Problem details:
Pictures in the data below are not part of the copy; transcribe everything else exactly.

Supplied data:

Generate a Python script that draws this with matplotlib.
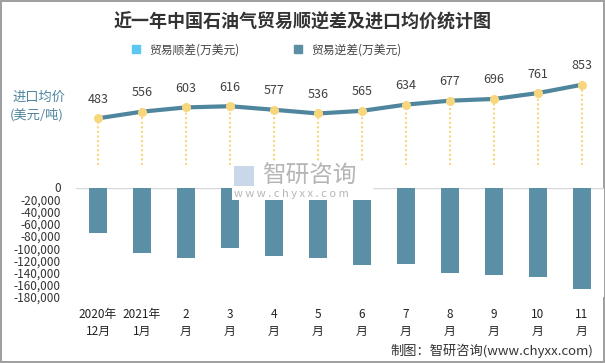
import matplotlib.pyplot as plt
from matplotlib.lines import Line2D
from matplotlib.patches import Rectangle

plt.rcParams['font.family'] = ['Noto Sans CJK SC', 'DejaVu Sans']

months = ["2020年\n12月", "2021年\n1月", "2\n月", "3\n月", "4\n月", "5\n月",
          "6\n月", "7\n月", "8\n月", "9\n月", "10\n月", "11\n月"]
surplus = [0, 0, 0, 0, 0, 0, 0, 0, 0, 0, 0, 0]
deficit = [-75400, -107300, -115600, -99000, -113400, -116700,
           -128300, -126600, -141500, -144800, -148000, -167900]
price = [483, 556, 603, 616, 577, 536, 565, 634, 677, 696, 761, 853]
yticks = [0, -20000, -40000, -60000, -80000, -100000, -120000,
          -140000, -160000, -180000]

bar_color = "#5B8FA6"
line_color = "#4F869E"
dot_color = "#F7D67C"
x = list(range(len(months)))

fig = plt.figure(figsize=(6.05, 3.63), dpi=100)
fig.patch.set_edgecolor("#A0A0A0")
fig.patch.set_linewidth(1.5)

W, H = 605, 363
left = 76 / W
width = 528 / W

# bar axes
ax = fig.add_axes([left, 1 - 296.7 / H, width, (296.7 - 187.5) / H])
ax.bar(x, surplus, width=0.4, color="#5BC8F2")
ax.bar(x, deficit, width=0.4, color=bar_color)
ax.set_xlim(-0.5, len(months) - 0.5)
ax.set_ylim(-180000, 0)
ax.set_yticks(yticks)
ax.set_yticklabels([f"{v:,}" for v in yticks], fontsize=8.5, color="#333333")
ax.set_xticks(x)
ax.set_xticklabels(months, fontsize=8.5, color="#222222", linespacing=1.45)
ax.tick_params(length=0, pad=11)
ax.tick_params(axis="x", pad=8)
for s in ax.spines.values():
    s.set_visible(False)
ax.axhline(0, color="#D9D9D9", linewidth=1, zorder=0)

# line axes
lax = fig.add_axes([left, 1 - 187 / H, width, 127 / H])
lax.set_xlim(-0.5, len(months) - 0.5)
lax.set_ylim(-273.6, 1125)
lax.vlines(x, -31, price, colors=dot_color, linestyles=(0, (1, 1.2)), linewidth=1.5)
lax.plot(x, price, color=line_color, linewidth=3, solid_capstyle="butt")
lax.plot(x, price, "o", color=dot_color, markersize=5.5, zorder=5)
for xi, v in zip(x, price):
    lax.annotate(str(v), (xi, v), xytext=(0, 9), textcoords="offset points",
                 ha="center", va="bottom", fontsize=9, color="#404040")
lax.axis("off")

fig.text(0.5, 1 - 22 / H, "近一年中国石油气贸易顺逆差及进口均价统计图",
         ha="center", va="center", fontsize=13, fontweight="bold", color="#333333")

handles = [Line2D([], [], marker="s", linestyle="", color="#5BC8F2", markersize=6),
           Line2D([], [], marker="s", linestyle="", color=bar_color, markersize=6)]
fig.legend(handles, ["贸易顺差(万美元)", "贸易逆差(万美元)"], loc="center",
           bbox_to_anchor=(263 / W, 1 - 50 / H), ncol=2, frameon=False, fontsize=8.5,
           handletextpad=0.1, columnspacing=4.0, labelcolor="#444444")

fig.text(12 / W, 1 - 97 / H, "进口均价", fontsize=9.5, color="#4F869E", va="center")
fig.text(10 / W, 1 - 115 / H, "(美元/吨)", fontsize=9.5, color="#4F869E", va="center")

# watermark
fig.patches.append(Rectangle((232 / W, 1 - 200 / H), 141 / W, 38 / H,
                             transform=fig.transFigure, facecolor="white",
                             edgecolor="none", zorder=10))
fig.patches.append(Rectangle((234 / W, 1 - 186 / H), 20 / W, 20 / H,
                             transform=fig.transFigure, facecolor="#C9D7EA",
                             edgecolor="none", zorder=11))
fig.text(262 / W, 1 - 176 / H, "智研咨询", fontsize=17, color="#B5B5B5",
         va="center", zorder=12)
fig.text(234 / W, 1 - 194 / H, "w w w . c h y x x . c o m", fontsize=8,
         color="#B5B5B5", va="center", zorder=12)

fig.text(593 / W, 1 - 351 / H, "制图：智研咨询(www.chyxx.com)", ha="right",
         va="center", fontsize=9.5, color="#333333")

fig.savefig("out.png", dpi=100)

Answer below:
Generate a Python script that draws this with matplotlib.
import matplotlib.pyplot as plt
from matplotlib.lines import Line2D
from matplotlib.patches import Rectangle

plt.rcParams['font.family'] = ['Noto Sans CJK SC', 'DejaVu Sans']

months = ["2020年\n12月", "2021年\n1月", "2\n月", "3\n月", "4\n月", "5\n月",
          "6\n月", "7\n月", "8\n月", "9\n月", "10\n月", "11\n月"]
surplus = [0, 0, 0, 0, 0, 0, 0, 0, 0, 0, 0, 0]
deficit = [-75400, -107300, -115600, -99000, -113400, -116700,
           -128300, -126600, -141500, -144800, -148000, -167900]
price = [483, 556, 603, 616, 577, 536, 565, 634, 677, 696, 761, 853]
yticks = [0, -20000, -40000, -60000, -80000, -100000, -120000,
          -140000, -160000, -180000]

bar_color = "#5B8FA6"
line_color = "#4F869E"
dot_color = "#F7D67C"
x = list(range(len(months)))

fig = plt.figure(figsize=(6.05, 3.63), dpi=100)
fig.patch.set_edgecolor("#A0A0A0")
fig.patch.set_linewidth(1.5)

W, H = 605, 363
left = 76 / W
width = 528 / W

# bar axes
ax = fig.add_axes([left, 1 - 296.7 / H, width, (296.7 - 187.5) / H])
ax.bar(x, surplus, width=0.4, color="#5BC8F2")
ax.bar(x, deficit, width=0.4, color=bar_color)
ax.set_xlim(-0.5, len(months) - 0.5)
ax.set_ylim(-180000, 0)
ax.set_yticks(yticks)
ax.set_yticklabels([f"{v:,}" for v in yticks], fontsize=8.5, color="#333333")
ax.set_xticks(x)
ax.set_xticklabels(months, fontsize=8.5, color="#222222", linespacing=1.45)
ax.tick_params(length=0, pad=11)
ax.tick_params(axis="x", pad=8)
for s in ax.spines.values():
    s.set_visible(False)
ax.axhline(0, color="#D9D9D9", linewidth=1, zorder=0)

# line axes
lax = fig.add_axes([left, 1 - 187 / H, width, 127 / H])
lax.set_xlim(-0.5, len(months) - 0.5)
lax.set_ylim(-273.6, 1125)
lax.vlines(x, -31, price, colors=dot_color, linestyles=(0, (1, 1.2)), linewidth=1.5)
lax.plot(x, price, color=line_color, linewidth=3, solid_capstyle="butt")
lax.plot(x, price, "o", color=dot_color, markersize=5.5, zorder=5)
for xi, v in zip(x, price):
    lax.annotate(str(v), (xi, v), xytext=(0, 9), textcoords="offset points",
                 ha="center", va="bottom", fontsize=9, color="#404040")
lax.axis("off")

fig.text(0.5, 1 - 22 / H, "近一年中国石油气贸易顺逆差及进口均价统计图",
         ha="center", va="center", fontsize=13, fontweight="bold", color="#333333")

handles = [Line2D([], [], marker="s", linestyle="", color="#5BC8F2", markersize=6),
           Line2D([], [], marker="s", linestyle="", color=bar_color, markersize=6)]
fig.legend(handles, ["贸易顺差(万美元)", "贸易逆差(万美元)"], loc="center",
           bbox_to_anchor=(263 / W, 1 - 50 / H), ncol=2, frameon=False, fontsize=8.5,
           handletextpad=0.1, columnspacing=4.0, labelcolor="#444444")

fig.text(12 / W, 1 - 97 / H, "进口均价", fontsize=9.5, color="#4F869E", va="center")
fig.text(10 / W, 1 - 115 / H, "(美元/吨)", fontsize=9.5, color="#4F869E", va="center")

# watermark
fig.patches.append(Rectangle((232 / W, 1 - 200 / H), 141 / W, 38 / H,
                             transform=fig.transFigure, facecolor="white",
                             edgecolor="none", zorder=10))
fig.patches.append(Rectangle((234 / W, 1 - 186 / H), 20 / W, 20 / H,
                             transform=fig.transFigure, facecolor="#C9D7EA",
                             edgecolor="none", zorder=11))
fig.text(262 / W, 1 - 176 / H, "智研咨询", fontsize=17, color="#B5B5B5",
         va="center", zorder=12)
fig.text(234 / W, 1 - 194 / H, "w w w . c h y x x . c o m", fontsize=8,
         color="#B5B5B5", va="center", zorder=12)

fig.text(593 / W, 1 - 351 / H, "制图：智研咨询(www.chyxx.com)", ha="right",
         va="center", fontsize=9.5, color="#333333")

fig.savefig("out.png", dpi=100)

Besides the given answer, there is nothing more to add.